Nash isometric embedding theorem with keeping the symplectic structures of our ambient spaces

Question

I apologize in advance if this question has an obvious answer.

Let $(M,g)$ be a Riemannian manifold. Then the tangent bundle $TM$ carries a natural symplectic structure $\omega_g$. In fact $\omega_g$ is the pull back of the canonical symplectic structure of the cotangent bundle via the obvious diffeomorphism between $TM$ and $T^* M$ which is defined by the inner product $g$.

The standard structure of $T\mathbb{R}^n=\mathbb{R}^n \times \mathbb{R}^n$ is denoted by $\omega$.

For every Riemannian manifold $(M,g)$, is there an isometric embedding $j$ of $M$ in some $\mathbb{R}^n$ such that $j^*(\omega)=\omega_g?$

Answer 1

This is always the case (using "naturality" as Paul Bryan suggested in the comments).

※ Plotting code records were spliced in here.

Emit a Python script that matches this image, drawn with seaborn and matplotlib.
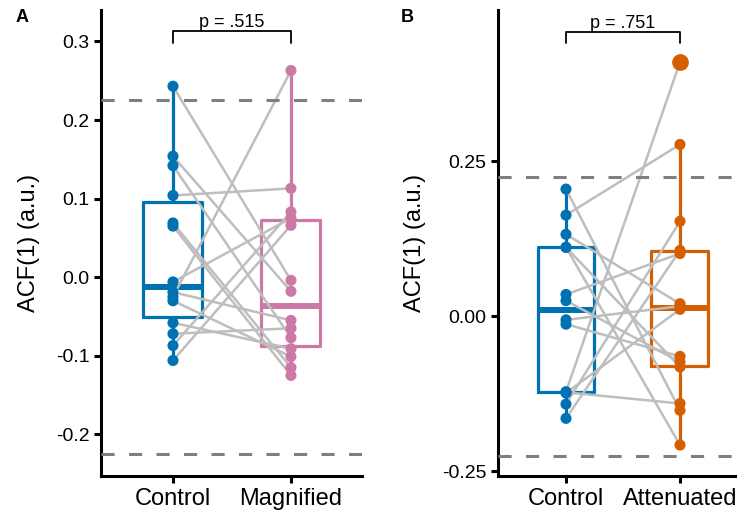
import matplotlib
matplotlib.use("Agg")
import matplotlib.pyplot as plt
import seaborn as sns
import pandas as pd

# ---------------- data ----------------
subjects_a = list(range(1, 15))
control_a = [0.243, 0.154, 0.142, 0.104, 0.069, 0.065, -0.006, -0.019,
             -0.025, -0.030, -0.058, -0.072, -0.087, -0.106]
magnified_a = [-0.004, -0.018, -0.077, 0.113, -0.115, -0.125, 0.075, -0.055,
               0.263, -0.101, -0.091, -0.065, 0.083, 0.066]

subjects_b = list(range(1, 15))
control_b = [0.205, 0.163, 0.132, 0.111, 0.111, 0.035, 0.025, -0.006,
             -0.013, -0.122, -0.123, -0.124, -0.142, -0.165]
attenuated_b = [-0.152, 0.277, 0.020, -0.208, -0.082, 0.101, -0.074, 0.016,
                -0.065, 0.410, -0.141, 0.011, 0.153, 0.106]

cats_a = ["Control", "Magnified"]
cats_b = ["Control", "Attenuated"]
colors_a = {"Control": "#0072B2", "Magnified": "#CC79A7"}
colors_b = {"Control": "#0072B2", "Attenuated": "#D55E00"}
p_a = "p = .515"
p_b = "p = .751"
threshold = 0.225
yticks_a = [-0.2, -0.1, 0.0, 0.1, 0.2, 0.3]
yticks_b = [-0.25, 0.0, 0.25]
ylabel = "ACF(1) (a.u.)"

# ---------------- style ----------------
sns.set_style("white")
plt.rcParams["font.family"] = ["Liberation Sans", "DejaVu Sans"]
plt.rcParams["axes.unicode_minus"] = False
for k in ("text.color", "axes.labelcolor", "xtick.color", "ytick.color"):
    plt.rcParams[k] = "black"

fig = plt.figure(figsize=(7.37, 5.16), dpi=100)
axA = fig.add_axes([101 / 737, 40 / 516, 261 / 737, 466 / 516])
axB = fig.add_axes([498 / 737, 40 / 516, 237 / 737, 466 / 516])


def panel(ax, subjects, v1, v2, cats, colors, pval, yticks, yfmt, ylim, xlim,
          bracket_y, bracket_h, label_x):
    df = pd.DataFrame({
        "subject": subjects + subjects,
        "condition": [cats[0]] * len(v1) + [cats[1]] * len(v2),
        "acf": v1 + v2,
    })
    sns.boxplot(data=df, x="condition", y="acf", hue="condition", order=cats,
                hue_order=cats, palette=colors, width=0.5, fill=False,
                linewidth=2.3, showcaps=False, legend=False,
                medianprops=dict(linewidth=4.3),
                flierprops=dict(marker="o", markersize=11,
                                markerfacecolor=colors[cats[1]],
                                markeredgecolor=colors[cats[1]], zorder=5),
                ax=ax)
    sns.lineplot(data=df, x="condition", y="acf", units="subject",
                 estimator=None, color="#BEBEBE", linewidth=1.8, sort=False,
                 ax=ax, zorder=3)
    sns.stripplot(data=df, x="condition", y="acf", hue="condition", order=cats,
                  hue_order=cats, palette=colors, jitter=False, size=8,
                  linewidth=0, legend=False, ax=ax, zorder=4)
    for yv in (threshold, -threshold):
        ax.axhline(yv, color="#7F7F7F", linewidth=2.2,
                   linestyle=(0, (4.3, 4.7)), zorder=3.5)
    # significance bracket
    ax.plot([0, 0, 1, 1],
            [bracket_y - bracket_h, bracket_y, bracket_y, bracket_y - bracket_h],
            color="black", linewidth=1.3, clip_on=False, zorder=5)
    ax.text(0.5, bracket_y, pval, ha="center", va="bottom", fontsize=13,
            color="black")

    ax.set_xlim(*xlim)
    ax.set_ylim(*ylim)
    ax.set_yticks(yticks)
    ax.set_yticklabels([yfmt.format(t) for t in yticks])
    ax.set_xlabel("")
    ax.set_ylabel(ylabel, fontsize=17, color="black")
    ax.yaxis.set_label_coords(label_x, 0.5)
    sns.despine(ax=ax)
    for s in ("left", "bottom"):
        ax.spines[s].set_linewidth(2.2)
        ax.spines[s].set_color("black")
    ax.tick_params(axis="both", direction="out", length=5.3, width=2.2,
                   color="black", labelcolor="black", bottom=True, left=True)
    ax.tick_params(axis="y", labelsize=14, pad=3)
    ax.tick_params(axis="x", labelsize=17, pad=3)
    ax.set_facecolor("white")


panel(axA, subjects_a, control_a, magnified_a, cats_a, colors_a, p_a,
      yticks_a, "{:.1f}", (-0.253, 0.340), (-0.610, 1.602), 0.313, 0.015,
      -0.234)
panel(axB, subjects_b, control_b, attenuated_b, cats_b, colors_b, p_b,
      yticks_b, "{:.2f}", (-0.258, 0.494), (-0.5965, 1.4825), 0.4585, 0.0185,
      -0.305)

fig.text(22 / 737, 1 - 18 / 516, "A", fontsize=13, fontweight="bold",
         ha="center", va="center")
fig.text(407 / 737, 1 - 18 / 516, "B", fontsize=13, fontweight="bold",
         ha="center", va="center")

fig.savefig("out.png", dpi=100, facecolor="white")
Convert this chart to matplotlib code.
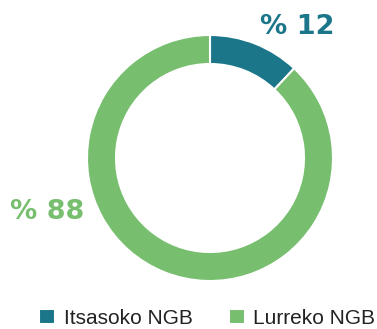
import matplotlib
matplotlib.use("Agg")
import matplotlib.pyplot as plt

# share of NGB by type
labels = ['Itsasoko NGB', 'Lurreko NGB']
values = [12, 88]
colors = ['#1b7689', '#77bf6f']

fig = plt.figure(figsize=(3.77, 3.29), dpi=100)
ax = fig.add_axes([0, 0, 1, 1])

# work in pixel-like data units, y going up
wedges, _ = ax.pie(values, colors=colors, center=(210, 171), radius=123,
                   startangle=90, counterclock=False,
                   wedgeprops=dict(width=29, edgecolor='white', linewidth=1.5))
ax.set_xlim(0, 377)
ax.set_ylim(0, 329)
ax.set_aspect('equal')
ax.axis('off')

ax.text(297, 302, f'% {values[0]}', color=colors[0], fontsize=19.5,
        fontweight='bold', family='DejaVu Sans', ha='center', va='center')
ax.text(47, 117, f'% {values[1]}', color=colors[1], fontsize=19.5,
        fontweight='bold', family='DejaVu Sans', ha='center', va='center')

leg = ax.legend(wedges, labels, loc='lower left', bbox_to_anchor=(31 / 377, -0.022),
                ncol=2, frameon=False, handlelength=0.77, handleheight=0.77,
                handletextpad=0.4, columnspacing=1.75, borderaxespad=0,
                prop=dict(family='Liberation Sans', size=15))
for t in leg.get_texts():
    t.set_color('#222222')

fig.savefig('out.png', dpi=100)
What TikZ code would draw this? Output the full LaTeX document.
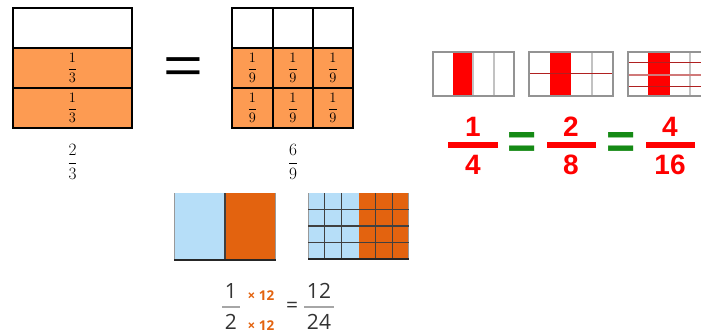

Let $f: M \to N$ be a smooth map between Riemannian manifolds $(M,g)$ and $(N, h)$. Let $g^\flat: TM \to T^*M$ denote the musical isomorphism induced by $g$ (and similarly $h^\flat$). Now, $f$ is an isometry if and only if $h_{f(m)} (T_m f (X), T_m f (\cdot)) = g_m (X, \cdot)$ holds for all $X \in T_m M$. In other words, $g^\flat (X) = f^* (h^\flat (T_m f(X)))$ or shorter $$g^\flat = T^* f \circ h^\flat \circ Tf,$$ where $T^*f: T^* N \to T^* M$ is the cotangent lift of $f$ (often called a point transformation). Using the fact that cotangent lifts are always symplectic maps, we have $$\omega_g = (g^\flat)^* \omega_M = (Tf)^* (h^\flat)^* \omega_N = (Tf)^* \omega_h,$$ where $\omega_M$ and $\omega_N$ denote the canonical symplectic forms on $T^* M$ and $T^* N$, respectively.

Answer 2

It seems here we have an answer: https://www.sciencedirect.com/science/article/pii/S0926224502000670

This is how I would approach the question:

The question is equivalent to the existence of some immersion $f : M \to \mathbb{R}^N$ such that if $\omega_{\mathbb{R}}$ is the sympletic form of $\mathbb{R}^N$ and $\omega$ is the sympletic form of $M$, one has $f^{\ast}(\omega_{\mathbb{R}}) = \omega.$

Note that since $d\omega_{\mathbb{R}} = 0$ and $\mathbb{R}^N$ is simply connected, there exists $\theta \in \Omega^1(\mathbb{R}^N)$ such that $\omega_{\mathbb{R}} = d\theta.$ Therefore, $$f^{\ast}(d\theta) = \omega.$$ Therefore, $d(f^{\ast}\theta) = \omega.$ This implies a necessary condition is that $\omega$ is exact. If $H_{dR}^2(M) = 0$, then $\omega = d\tilde \theta$, for $\tilde \theta \in \Omega^1(M)$. This implies that:

$$d(f^*(\theta)) = d\tilde \theta.$$ Therefore, $$f^{\ast}(\theta) - \tilde \theta \in H_{dR}^1(M).$$ If we assume that this is zero, $f^{\ast}{\theta} = \tilde \theta$. Therefore, $$\tilde \theta (X) = \theta(df(X)), ~\forall X \in TM.$$ Note that $\theta = \langle Z,\cdot\rangle,$ for some vector field $Z \in T\mathbb{R}^N$. Therefore, $$\theta(X) = \langle df(X),Z\rangle,$$ and this equations suggests an equation for the isommetric immersion.